Genetic Screening Results Just Got Harder to Handle Under New Abortion Rules

- By Sara Reardon

Ann was 15 weeks pregnant with her fourth child when the results of her prenatal genetic test came back last August. The test suggested that her daughter, whom she and her husband planned to name Juliet, was missing one of her two X chromosome­s — a condition called Turner syndrome that can cause dwarfism, heart defects, and infertilit­y, among other complicati­ons.

Many people decide to terminate their pregnancie­s after this diagnosis, a genetic counselor told Ann and her husband. But the counselor had more bad news: In two days, the family would no longer have that option in their home state of Texas. A law, in effect as of Sept. 1, 2021, allows anyone to sue those who assist any person in getting an abortion in Texas after six weeks’ gestation — and the state provides a $10,000 bounty to plaintiffs if they win. The genetic counselor told Ann she could no longer discuss terminatio­n with her for this reason.

“At the time I thought, ‘It doesn’t matter; we’re not giving up on this pregnancy,’” said Ann, who asked that only her middle name be used out of concerns about privacy and potential legal repercussi­ons for her medical providers, her husband, or herself under Texas’ unclear legal framework. She considered herself pro-life, and the diagnosis still needed to be confirmed through amniocente­sis and ultrasound.

But after reading about the condition, she realized how devastatin­g it could be. If Juliet survived birth, which was statistica­lly unlikely, the child would be hospitaliz­ed frequently and might need daily hormone shots, costing $60,000 per year. Ann and her husband began to worry about how having this child would affect their three other children.

The vast majority of abortions occur at or before 13 weeks, and people who seek abortions later than that frequently cite barriers to accessing care or discovery of a medical complicati­on. But Texas’ law has effectivel­y banned virtually all abortions in the state because many women don’t even know they are pregnant at six weeks. No prenatal tests can diagnose genetic conditions before 11 weeks.

Situations like Ann’s will soon happen across the country. The U.S. Supreme Court on June 24 upheld Mississipp­i’s statute that outlaws abortion after 15 weeks, and overturned the 1973 Roe v. Wade decision that guarantees the right to abortion. At least half the states are likely to ban abortion, according to the Guttmacher Institute, a research organizati­on that supports abortion rights.

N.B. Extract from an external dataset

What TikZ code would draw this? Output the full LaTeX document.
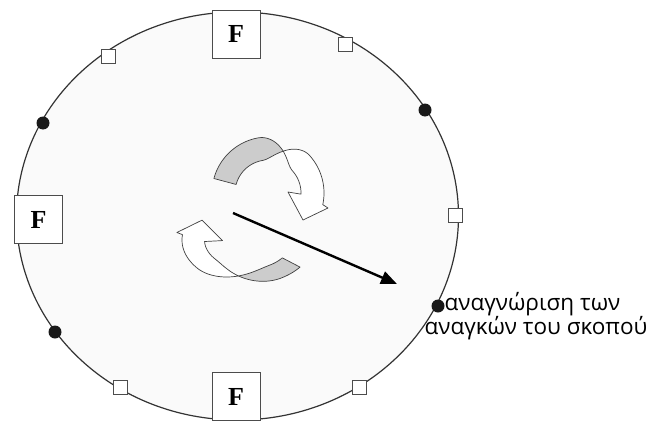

Before the court’s decision, only 10 states with gestationa­l limits on abortion have had exemptions for conditions lethal before or at birth. None allow exemptions for serious but nonlethal conditions. Without such exemptions, people who can neither afford to raise a child with a disability nor travel to a clinic out of state could be left in a difficult spot.

For families who’ve just learned their child may not survive birth or will have a debilitati­ng condition, such legal issues add one more trauma to an already traumatic decision.

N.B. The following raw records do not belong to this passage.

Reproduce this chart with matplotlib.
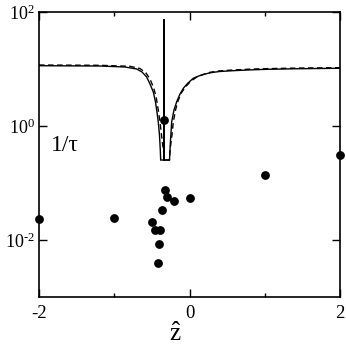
import matplotlib
matplotlib.use("Agg")
import matplotlib.pyplot as plt
from matplotlib.ticker import FixedLocator, NullLocator, FixedFormatter

plt.rcParams['font.family'] = ['Liberation Serif', 'DejaVu Serif']
plt.rcParams['mathtext.fontset'] = 'custom'
plt.rcParams['mathtext.rm'] = 'Liberation Serif'
plt.rcParams['mathtext.it'] = 'Liberation Serif:italic'
plt.rcParams['axes.unicode_minus'] = False

# Measured points
pts_z = [-2.0, -1.0, -0.50, -0.46, -0.39, -0.405, -0.414, -0.361, -0.326, -0.303,
         -0.206, 0.0, 1.0, 2.0, -0.339]
pts_rate = [0.0231, 0.024, 0.021, 0.015, 0.0148, 0.0085, 0.0040, 0.034, 0.075, 0.057,
            0.048, 0.055, 0.138, 0.31, 1.27]

# Solid curve
solid_z = [-2.0, -1.189, -0.857, -0.702, -0.631, -0.569, -0.525, -0.481, -0.452, -0.432,
           -0.415, -0.399, -0.388, -0.383, -0.339, -0.339, -0.339, -0.266, -0.252, -0.237,
           -0.206, -0.170, -0.126, -0.082, -0.020, 0.050, 0.140, 0.229, 0.300, 0.405,
           0.578, 0.804, 1.030, 1.468, 2.0]
solid_rate = [11.42, 11.29, 10.84, 10.0, 8.86, 7.24, 5.46, 3.95, 2.64, 1.76,
              1.18, 0.695, 0.379, 0.253, 0.253, 75.4, 0.253, 0.253, 0.568, 1.18,
              1.91, 2.67, 3.64, 4.59, 5.68, 6.87, 7.69, 8.30, 8.70, 9.05,
              9.34, 9.65, 9.88, 10.12, 10.3]

# Dashed curve
dash_z = [-2.0, -1.189, -0.791, -0.658, -0.578, -0.525, -0.481, -0.445, -0.415, -0.392,
          -0.372, -0.348, -0.326, -0.266, -0.259, -0.233, -0.215, -0.186, -0.153, -0.113,
          -0.060, 0.007, 0.086, 0.179, 0.272, 0.405, 0.578, 0.804, 1.030, 1.468, 2.0]
dash_rate = [11.75, 11.61, 11.15, 10.2, 8.51, 6.68, 4.83, 3.36, 1.91, 1.18,
             0.695, 0.379, 0.253, 0.253, 0.379, 0.695, 1.18, 1.91, 2.75, 3.72,
             4.74, 5.92, 7.10, 8.01, 8.75, 9.3, 9.6, 9.95, 10.15, 10.4, 10.55]

xticks = [-2, 0, 2]
xtick_labels = ['-2', '0', '2']
xminor = [-1, 1]
yticks = [1e-2, 1e0, 1e2]
ytick_labels = [r'$10^{\text{-}2}$', r'$10^{0}$', r'$10^{2}$']

fig = plt.figure(figsize=(3.46, 3.47), dpi=100)
ax = fig.add_axes([0.1127, 0.1441, 0.87, 0.8213])

ax.plot(solid_z, solid_rate, color='black', lw=1.0, solid_joinstyle='miter')
ax.plot(dash_z, dash_rate, color='black', lw=1.0, ls=(0, (4, 2.5)))
ax.plot(pts_z, pts_rate, 'o', color='black', ms=5.3, clip_on=False, zorder=5)

ax.set_yscale('log')
ax.set_xlim(-2, 2)
ax.set_ylim(1e-3, 1e2)

ax.xaxis.set_major_locator(FixedLocator(xticks))
ax.xaxis.set_major_formatter(FixedFormatter(xtick_labels))
ax.xaxis.set_minor_locator(FixedLocator(xminor))
ax.yaxis.set_major_locator(FixedLocator(yticks))
ax.yaxis.set_major_formatter(FixedFormatter(ytick_labels))
ax.yaxis.set_minor_locator(NullLocator())

ax.tick_params(which='both', direction='in', top=True, right=True, labelsize=13.5, width=1.0)
ax.tick_params(axis='y', which='major', length=6, pad=3, labelsize=13)
ax.tick_params(axis='x', which='major', length=6, pad=6)
ax.tick_params(which='minor', length=3)
for s in ax.spines.values():
    s.set_linewidth(1.2)

fig.text(175 / 346, 6 / 347, r'$\hat{\mathrm{z}}$', fontsize=18, ha='center', va='baseline')
ax.text(-1.84, 0.46, '1/τ', fontsize=17, va='center', ha='left')

fig.savefig('out.png', dpi=100)
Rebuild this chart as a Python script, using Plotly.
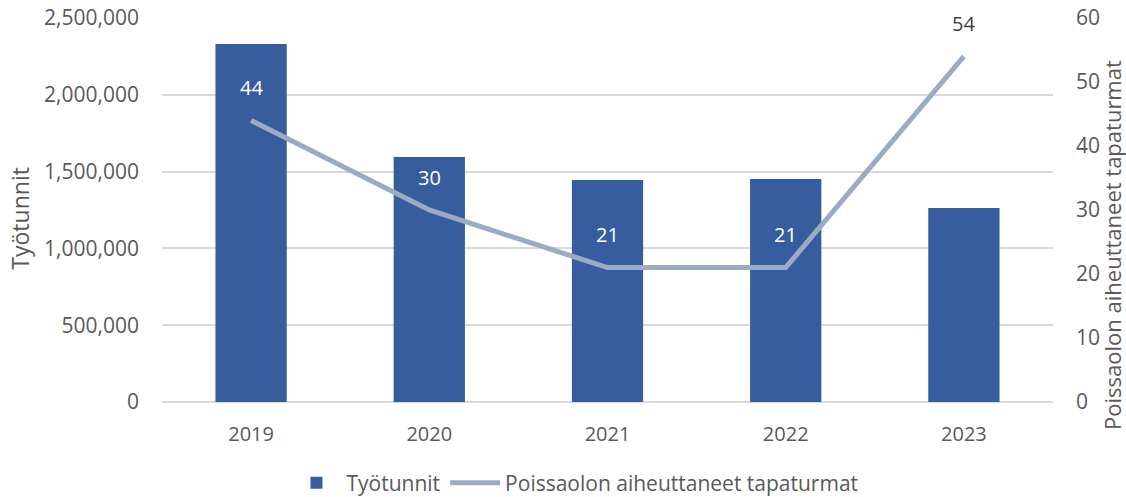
import plotly.graph_objects as go

years = ["2019", "2020", "2021", "2022", "2023"]
tyotunnit = [2330000, 1595000, 1445000, 1452000, 1263000]
tapaturmat = [44, 30, 21, 21, 54]

left_ticks = [0, 500000, 1000000, 1500000, 2000000, 2500000]
right_ticks = [0, 10, 20, 30, 40, 50, 60]

FONT = "Open Sans"
GREY = "#595959"
BAR = "#365E9F"
LINE = "#9AABC3"

fig = go.Figure()
fig.add_trace(go.Bar(
    x=years, y=tyotunnit, name="Työtunnit",
    marker=dict(color=BAR, line=dict(width=0)), width=0.4,
))
fig.add_trace(go.Scatter(
    x=years, y=tapaturmat, name="Poissaolon aiheuttaneet tapaturmat",
    mode="lines", line=dict(color=LINE, width=5), yaxis="y2",
))

label_colors = ["white", "white", "white", "white", "#404040"]
for i, (v, c) in enumerate(zip(tapaturmat, label_colors)):
    fig.add_annotation(x=i, y=v, xref="x", yref="y2", text=str(v),
                       showarrow=False, yshift=33,
                       font=dict(family=FONT, size=20, color=c))

# axis titles
fig.add_annotation(text="Työtunnit", xref="paper", yref="paper",
                   x=-0.1594, y=0.48, textangle=-90, showarrow=False,
                   xanchor="center", yanchor="middle",
                   font=dict(family=FONT, size=23, color=GREY))
fig.add_annotation(text="Poissaolon aiheuttaneet tapaturmat", xref="paper", yref="paper",
                   x=1.0662, y=0.409, textangle=-90, showarrow=False,
                   xanchor="center", yanchor="middle",
                   font=dict(family=FONT, size=22, color=GREY))

fig.update_layout(
    width=1126, height=497,
    margin=dict(l=162, r=73, t=18, b=95, autoexpand=False),
    paper_bgcolor="white", plot_bgcolor="white",
    font=dict(family=FONT, size=20, color=GREY),
    xaxis=dict(type="category", range=[-0.5, len(years) - 0.5],
               showgrid=False, showline=False, ticks="",
               automargin=False, ticklabelstandoff=18,
               tickfont=dict(size=20, color=GREY)),
    yaxis=dict(range=[0, 2500000], tickvals=left_ticks, tickformat=",",
               showgrid=True, gridcolor="#D9D9D9", gridwidth=1.5,
               zeroline=True, zerolinecolor="#D9D9D9", zerolinewidth=1.5,
               showline=False, ticks="", ticklabelstandoff=22, automargin=False,
               ticklabeloverflow="allow",
               tickfont=dict(size=21, color=GREY)),
    yaxis2=dict(range=[0, 60], tickvals=right_ticks, overlaying="y", side="right",
                showgrid=False, zeroline=False, showline=False, ticks="",
                ticklabelstandoff=22, automargin=False,
                ticklabeloverflow="allow",
                tickfont=dict(size=21, color=GREY)),
    legend=dict(orientation="h", x=0.4635, xanchor="center", y=-0.211, yanchor="middle",
                font=dict(size=21, color=GREY), traceorder="normal",
                itemwidth=50),
    showlegend=True,
)

fig.write_html("out.html", config={"displayModeBar": False},
               post_script="document.body.style.margin='0';")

Lauren Westerfiel­d, a prenatal genetic counselor in Houston, said the Texas law has made it impossible for her to fully do her job. She expects that, for that reason, many counselors will choose not to practice in Texas or other states where abortion is now illegal — or soon will be — because of trigger laws launched by the Supreme Court decision.

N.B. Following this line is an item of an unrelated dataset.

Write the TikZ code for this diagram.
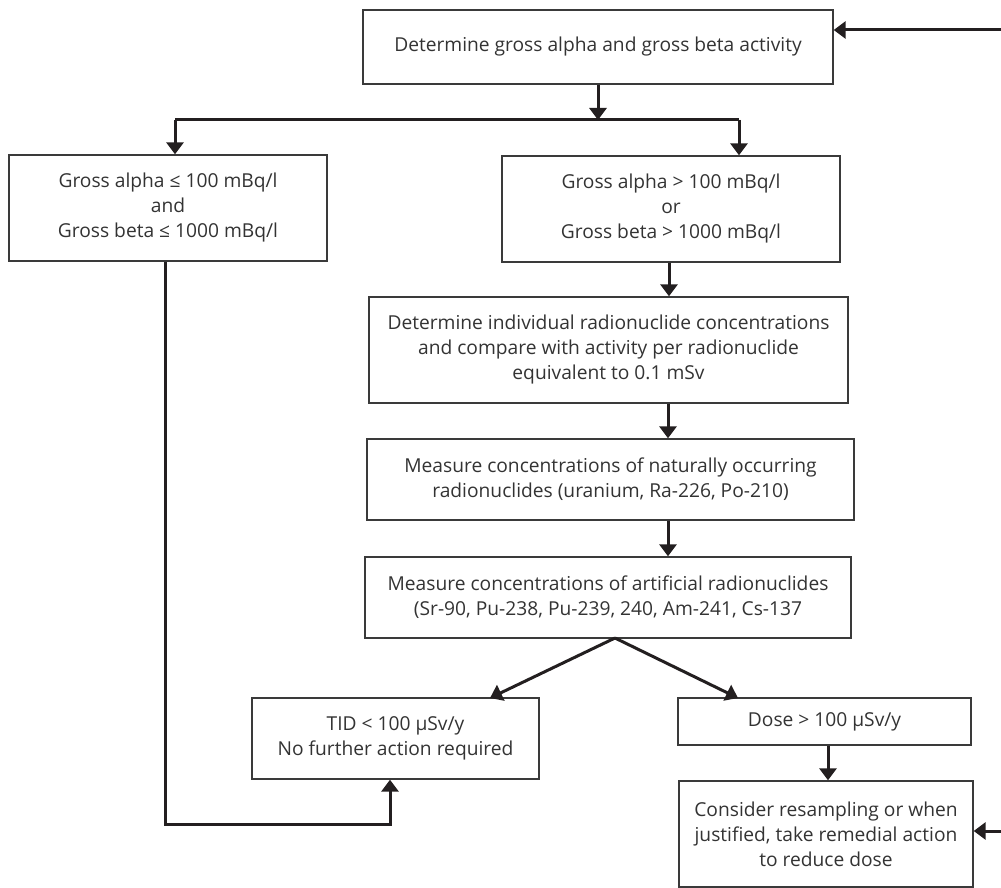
\documentclass[tikz,border=0pt]{standalone}
\usepackage{fontspec}
\setmainfont{Open Sans}
\usetikzlibrary{arrows.meta}
\definecolor{boxline}{HTML}{3A3A3A}
\definecolor{conn}{HTML}{231F20}
\definecolor{txt}{HTML}{333333}
\tikzset{
  flowbox/.style={draw=boxline, line width=1.4pt, rectangle, inner sep=0pt, align=center,
    text=txt, font=\fontsize{19.2}{25}\selectfont},
  conline/.style={draw=conn, line width=3pt},
  arr/.style={conline, -{Triangle[width=17pt,length=12pt]}, shorten >=0pt},
}
\begin{document}
\begin{tikzpicture}[x=1pt,y=-1pt]
\useasboundingbox (0,0) rectangle (1001,888);
\node[flowbox, minimum width=470pt, minimum height=74pt] (top) at (598,47) {Determine gross alpha and gross beta activity};
\node[flowbox, minimum width=318pt, minimum height=106pt] (low) at (168,208) {Gross alpha ≤ 100 mBq/l\\and\\Gross beta ≤ 1000 mBq/l};
\node[flowbox, minimum width=338pt, minimum height=106pt] (high) at (671,209) {Gross alpha > 100 mBq/l\\or\\Gross beta > 1000 mBq/l};
\node[flowbox, minimum width=479pt, minimum height=106pt] (indiv) at (608.5,350) {Determine individual radionuclide concentrations\\and compare with activity per radionuclide\\equivalent to 0.1 mSv};
\node[flowbox, minimum width=487pt, minimum height=81pt] (natural) at (610.5,479.5) {Measure concentrations of naturally occurring\\radionuclides (uranium, Ra-226, Po-210)};
\node[flowbox, minimum width=486pt, minimum height=81pt] (artif) at (608,597.5) {Measure concentrations of artificial radionuclides\\(Sr-90, Pu-238, Pu-239, 240, Am-241, Cs-137};
\node[flowbox, minimum width=287pt, minimum height=81pt] (tid) at (395.5,738.5) {TID < 100 µSv/y\\No further action required};
\node[flowbox, minimum width=293pt, minimum height=47pt] (dose) at (824.5,721.5) {Dose > 100 µSv/y};
\node[flowbox, minimum width=294pt, minimum height=106pt] (cons) at (826,834) {Consider resampling or when\\justified, take remedial action\\to reduce dose};

\coordinate (j) at (598,120);
\coordinate (jl) at (175,120);
\coordinate (jr) at (739,120);
\coordinate (split) at (615,638);
\coordinate (ldown) at (165,824);
\coordinate (lright) at (390,824);
\coordinate (fbtop) at (1001,30);
\coordinate (fbbot) at (1001,831);
\coordinate (tidin) at (490,698);
\coordinate (dosein) at (738,698);

\draw[arr] (top.south) -- (j);
\draw[conline] (jl) -- (jr);
\draw[arr] (jl) -- (jl |- low.north);
\draw[arr] (jr) -- (jr |- high.north);
\draw[arr] (high.south -| 669,0) -- (indiv.north -| 669,0);
\draw[arr] (indiv.south -| 668,0) -- (natural.north -| 668,0);
\draw[arr] (natural.south -| 668,0) -- (artif.north -| 668,0);
\draw[arr] (split) -- (tidin);
\draw[arr] (split) -- (dosein);
\draw[arr] (dose.south -| 828,0) -- (cons.north -| 828,0);
\draw[arr] (low.south -| ldown) -- (ldown) -- (lright) -- (lright |- tid.south);
\draw[arr] (fbtop) -- (fbtop -| top.east);
\draw[arr] (fbbot) -- (fbbot -| cons.east);
\end{tikzpicture}
\end{document}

When patients ask about terminatio­n, “I tell them, ‘Legally, in Texas, you don’t have that option,’” she said. “I don’t have words to describe the look that comes over their face when they hear that.”

Many patients have no choice but to carry the pregnancy to term. Westerfiel­d estimated at least 75% of her patients who would have terminated their pregnancie­s have been prevented by the state law since it passed.

Little is known about the outcomes for people unable to terminate a pregnancy with genetic anomalies. But a study that tracked 1,000 women who were turned away from abortion clinics because they were past gestationa­l limits found they were far more likely to fall into poverty and had worse overall health than those who had gotten abortions.